Long before the wave of nuclear attack television films that terrified an entire generation in the early 1980s (The Day After (1983), Threads (1984), Testament (1983)), David Davidson adapted Judith Merril’s 1950 debut novel Shadow on the Hearth as the penultimate episode of the short lived drama series sponsored by electronics giant Motorola. Directed by Ralph Nelson, later director of the likes of Charly (1968), Soldier Blue (1970) and Embryo (1976), it tells the story of Gladys Mitchell (Phyllis Thaxter), a middle class wife and mother living in Westchester, New York when a never-named enemy (though it’s the mid-50s so we all know who they were talking about…) launches a massive nuclear attack on the United States. With her husband missing having left that morning to work in the now-devastated New York City, Gladys is left with her daughters (Patty McCormack and Patsy Bruder) to cope with the aftermath. Various other characters end up at her home, including a local school teacher who once worked on the US nuclear weapons programme (Robert Keith), a local civil defence block warden (Bill Kemp) and a doctor (a young Walter Matthau) as it becomes clear that fallout has reached Westchester and starts to affect the survivors.

Hampered by a typically impoverished 50s television budget – the play is entirely studio bound, mainly on one large studio set and the attack is represented by a power cut, a loud noise, some sirens and the camera shaking – Atomic Attack was still probably a terrifying 50 minutes for viewers at the time who wouldn’t have been used to seeing the effects of nuclear war being treated this seriously on television. Today it looks naive and overly-optimistic – neither the public nor anyone in the television industry would really have understood the full ramifications of a nuclear attack at this stage – which blunts its impact considerably. But for its time, this was likely very powerful stuff.

2019-06-08 06_57_15-Amazon.co.uk_ Watch Atomic Attack _ Prime Video

 

Thaxter is left rather stranded in the early stages by having no-one to react with (the girls are still at school when the initial attack happens), forcing her to emote wildly, unconvincingly talking to herself as Gladys verbalises her inner panic or describing to no-one in particular what she’s seeing outside her window. McCormack, a couple of years away from being so good in The Bad Seed (1956), is shrill and annoying here, constantly on the verge of a hysteria throughout – understandable given the circumstances perhaps but irritating nonetheless. Keith gets to spout a clumsy and naive diatribe on pacifism as the guilt-ridden former scientist turned school-teacher while Matthau romps home with the entire show in the small role as the doctor who realises that one of the daughters has succumbed to radiation poisoning.
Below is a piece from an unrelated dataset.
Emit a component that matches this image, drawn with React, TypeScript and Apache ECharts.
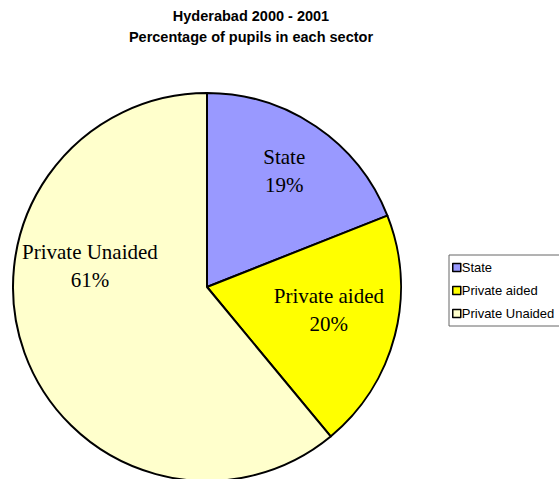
import React, { useEffect, useRef } from "react";
import * as echarts from "echarts";

const categories = ["State", "Private aided", "Private Unaided"];
const values = [19, 20, 61];
const colors = ["#9999FF", "#FFFF00", "#FFFFCC"];
const titleLines = ["Hyderabad 2000 - 2001", "Percentage of pupils in each sector"];

// label nudges relative to ECharts' default "inside" placement
const labelNudges: [number, number][] = [
  [21, -33],
  [25, -2],
  [-23, -55],
];

export default function App() {
  const ref = useRef<HTMLDivElement>(null);
  useEffect(() => {
    if (!ref.current) return;
    const chart = echarts.init(ref.current, undefined, { renderer: "svg" });
    chart.setOption({
      animation: false,
      backgroundColor: "#ffffff",
      graphic: [
        {
          type: "text",
          x: 251,
          y: 5,
          style: {
            text: titleLines.join("\n"),
            align: "center",
            verticalAlign: "top",
            fontFamily: "Liberation Sans, Arial, sans-serif",
            fontWeight: "bold",
            fontSize: 14.5,
            lineHeight: 21,
            fill: "#000",
          },
        },
      ],
      legend: {
        orient: "vertical",
        left: 449,
        top: 255,
        data: categories,
        icon: "rect",
        itemWidth: 8,
        itemHeight: 8,
        itemGap: 10,
        padding: [6, 30, 6, 3],
        borderColor: "#666",
        borderWidth: 1,
        selectedMode: false,
        itemStyle: { borderColor: "#000", borderWidth: 1.5 },
        textStyle: {
          fontFamily: "Liberation Sans, Arial, sans-serif",
          fontSize: 13,
          color: "#000",
          padding: [0, 0, 0, -4],
        },
      },
      series: [
        {
          type: "pie",
          center: [207, 287],
          radius: 194,
          startAngle: 90,
          clockwise: true,
          silent: true,
          data: categories.map((name, i) => ({
            name,
            value: values[i],
            itemStyle: { color: colors[i] },
          })),
          itemStyle: { borderColor: "#000", borderWidth: 2 },
          label: {
            show: true,
            position: "inside",
            formatter: "{b}\n{d}%",
            fontFamily: "Liberation Serif, Times New Roman, serif",
            fontSize: 21,
            lineHeight: 28,
            color: "#000",
          },
          labelLayout: (params: any) => ({
            dx: labelNudges[params.dataIndex][0],
            dy: labelNudges[params.dataIndex][1],
          }),
          labelLine: { show: false },
          emphasis: { disabled: true },
        },
      ],
    });
    return () => chart.dispose();
  }, []);
  return (
    <div
      ref={ref}
      style={{ position: "fixed", left: 0, top: 0, width: 559, height: 479 }}
    />
  );
}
Atomic Attack (first broadcast on ABC on 18 May 1954) comes across as more of a public service announcement than a drama and offers a far too optimistic look at how a nuclear war will play out. Radio announcements triumphantly detail America’s successful counter-attack while the climax suggests that radiation poisoning can be treated just like any other illness. The aftermath of the attack looks no different to life before the bombs dropped and the true horrors that a nuclear war would unleash – best imagined in the still traumatising Threads – are conveniently glossed over. It anticipates Lynne Littman’s brilliant Testament but lacks that film’s realism.

2019-06-08 07_09_29-Amazon.co.uk_ Watch Atomic Attack _ Prime Video

Seen today, the bluntly titled Atomic Attack is a fascinating curio, a snapshot of the confused and ill-informed perception of what a nuclear war would look like that was common in the mid-1950s (remember that this was still less than decade after the real nuclear attacks on Hiroshma and Nagasaki). It’s heart is definitely in the right place but it glosses over the full horror of what would happen if the events depicted really happened and the drama verges on the hysterical, making it seem almost comical to modern eyes. But it was a creditable attempt to think the unthinkable and as a historical artefact it’s not without some interest.

Judith Merril was hardly a prolific writer. Shadow on the Hearth was one of only two novels published under her own name – the other was The Tomorrow People (1960), nothing to do with the later British television series. Outpost Mars (1952) and Gunner Cade (1952) were co-written with C.M. Kornbluth and published under the joint pseudonym Cyril Judd. But as an editor she was one of the key players in the development of American science fiction – her Year’s Greatest/Best SF series of anthologies was hugely popular and promoted science fiction as a literary genre, seeking to lift it out of the pulp ghetto into which it had settled – she regularly tracked down short stories that were in genre but which had been published outside the small world of the American science fiction magazines of the time. She was a particular champion of the largely British “New Wave” of science fiction that surfaced in the mid-1960s, editing the first US compilation of “New Wave” material, England Swings SF: Stories of Speculative Fiction (aka The Space-Time Journal) in 1968. Atomic Attack remains the only media adaptation of her work.